Hello Old Friend

This feels a bit foreign to me. I haven’t written in quite some time. August of last year, to be exact. It’s been a long few months, and I haven’t really felt myself enough to write. But I had a sudden burst of inspiration. It’s not much, but I just wanted to touch base on my progress on several fronts.

A lot has happened in the last few months, the biggest of which is that I have moved states for several reasons. The biggest one is to be near my husband’s family, but other reasons are that I know the area we live in now very well after living here in my past, and it’s a blue state, so we feel more comfortable here being us. That was a challenging but good thing.

Since being here, though, I’ve had trouble keeping a job. The market I was trying to get into is very saturated here, which sucks because I really would like to work in the addiction treatment field again. Thankfully, though, as of the last few weeks, I have two jobs. It’s definitely caused some rift between my husband, but this will surely help that.

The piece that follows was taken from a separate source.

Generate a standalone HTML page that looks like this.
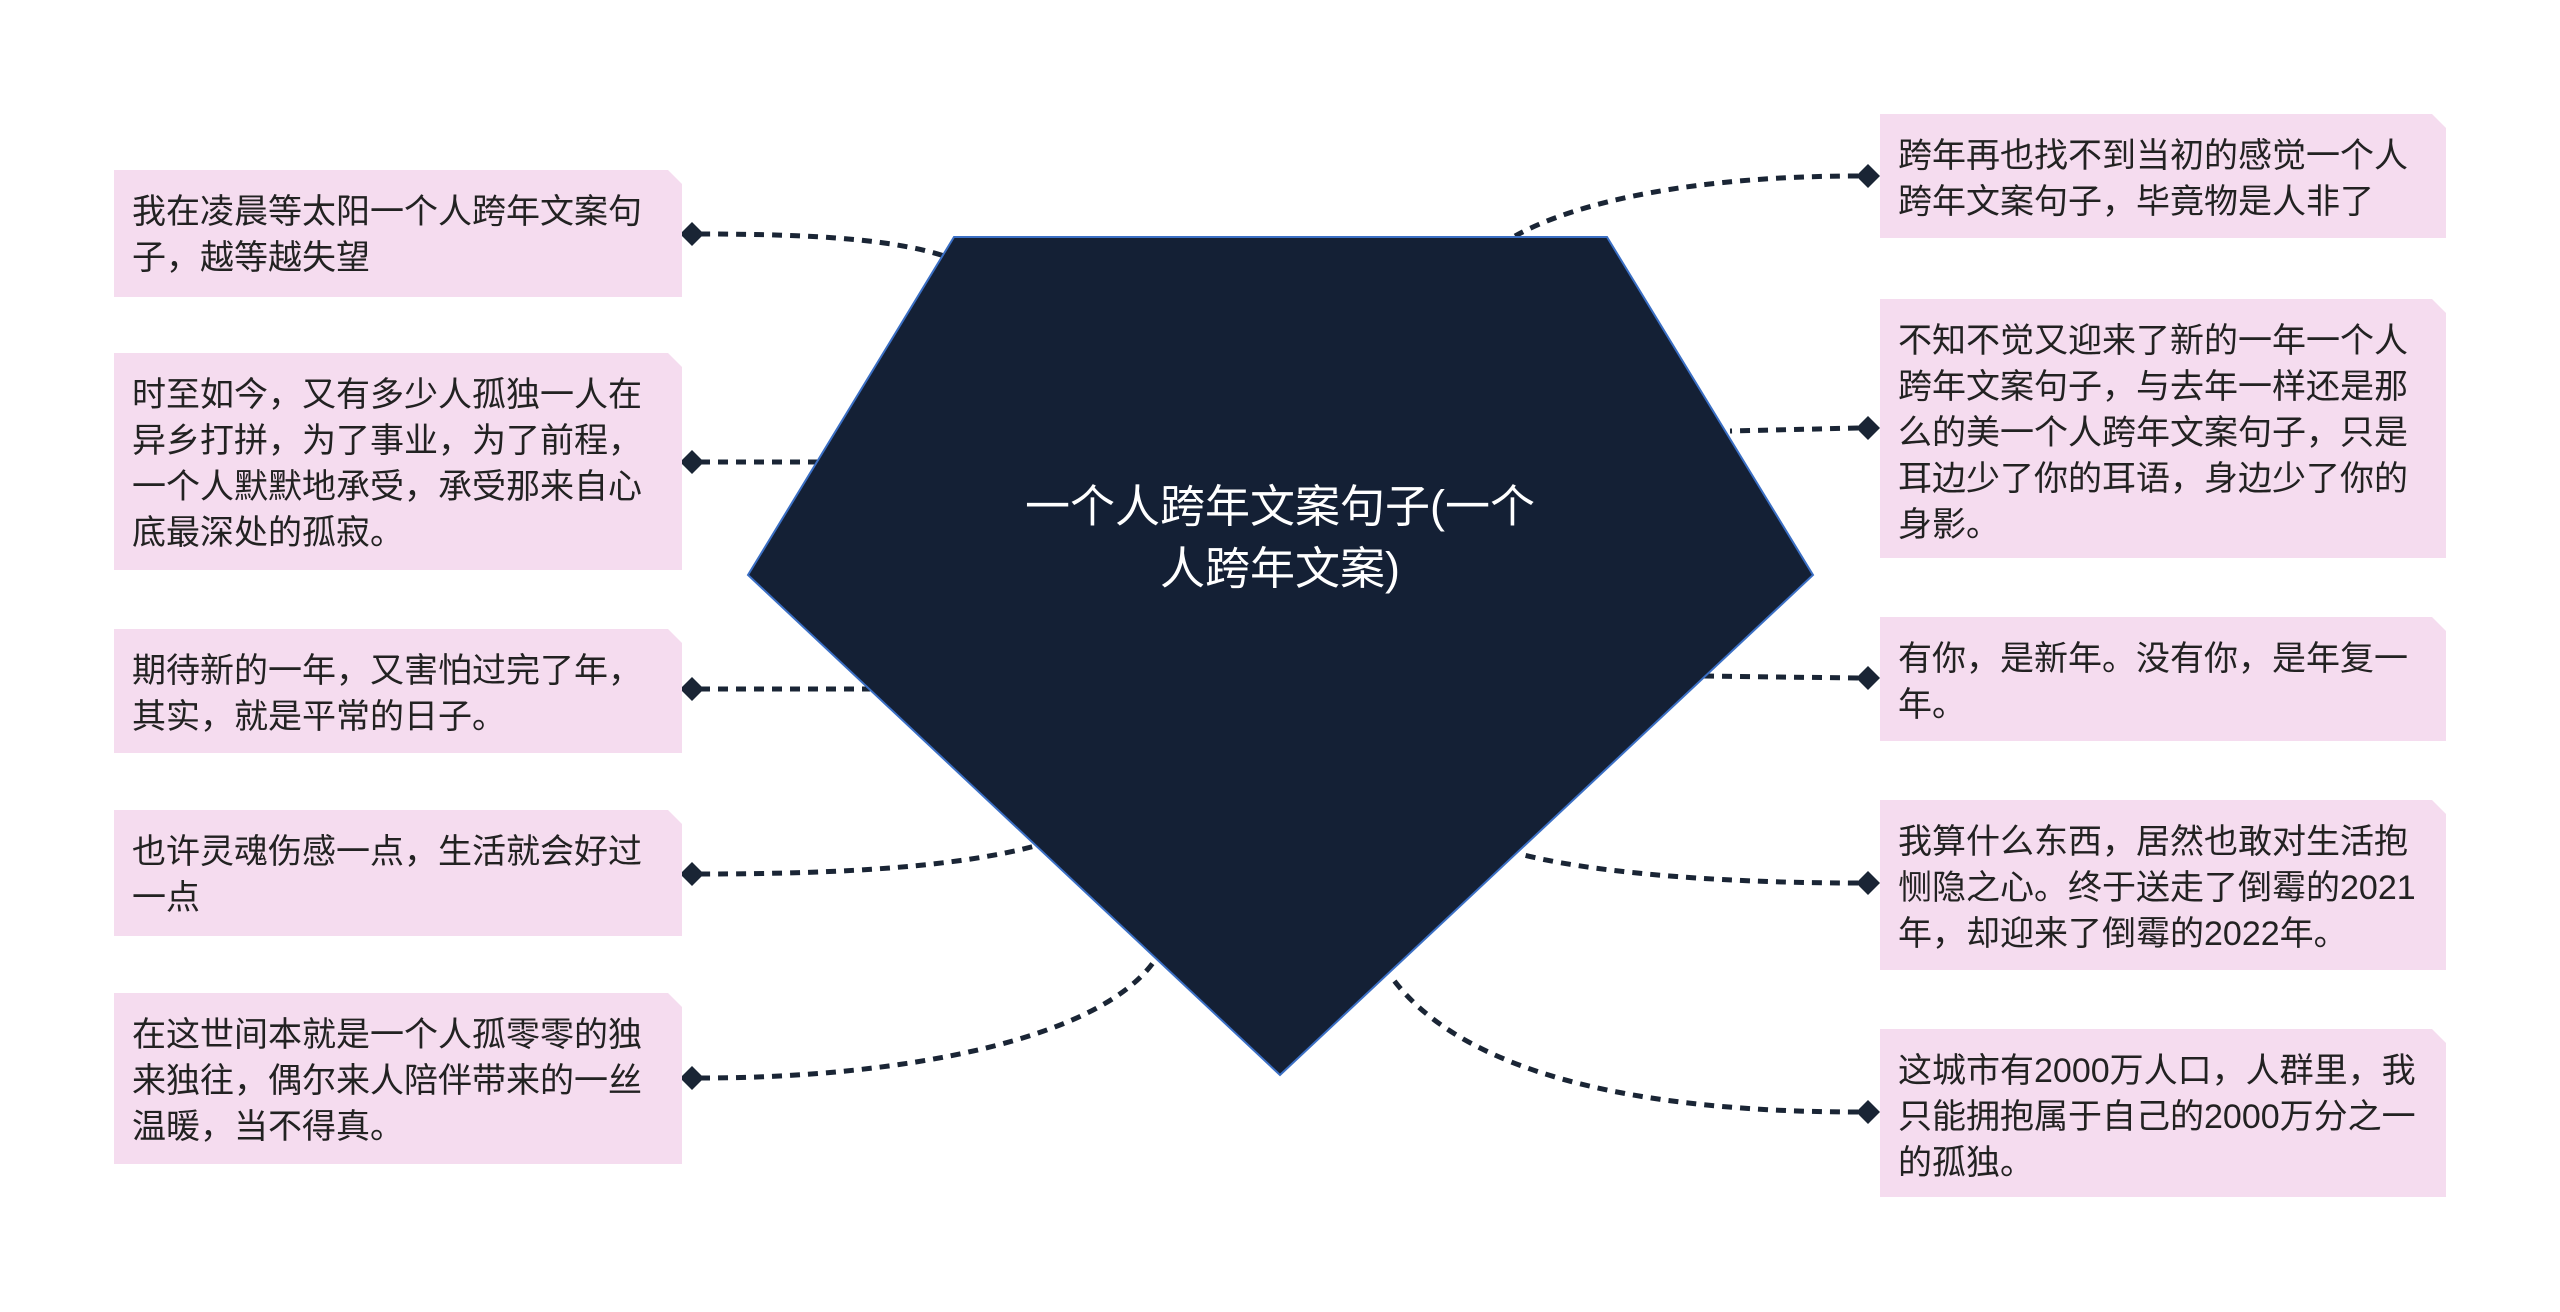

On my own recovery front, I have nearly 900 days clean, but I haven’t been tending to my recovery as I should. I haven’t been to a meeting since we moved here, back in December. I can’t really make an excuse for it; I just haven’t been. I obviously haven’t been working steps because I don’t have a sponsor since I’m not going to meetings. I think it’s taking a toll on a lot of parts of my life since I haven’t been putting my recovery first.

Although I have almost 900 days clean, how am I really living? Rhetorical, don’t answer… I need to get over my nerves and force myself to go. I know how I feel afterwards and would like to feel that again.
Well, that’s the big stuff in this check-in. Hopefully this jump-started my writing bug again and encouraged me to start prioritizing things in my life again.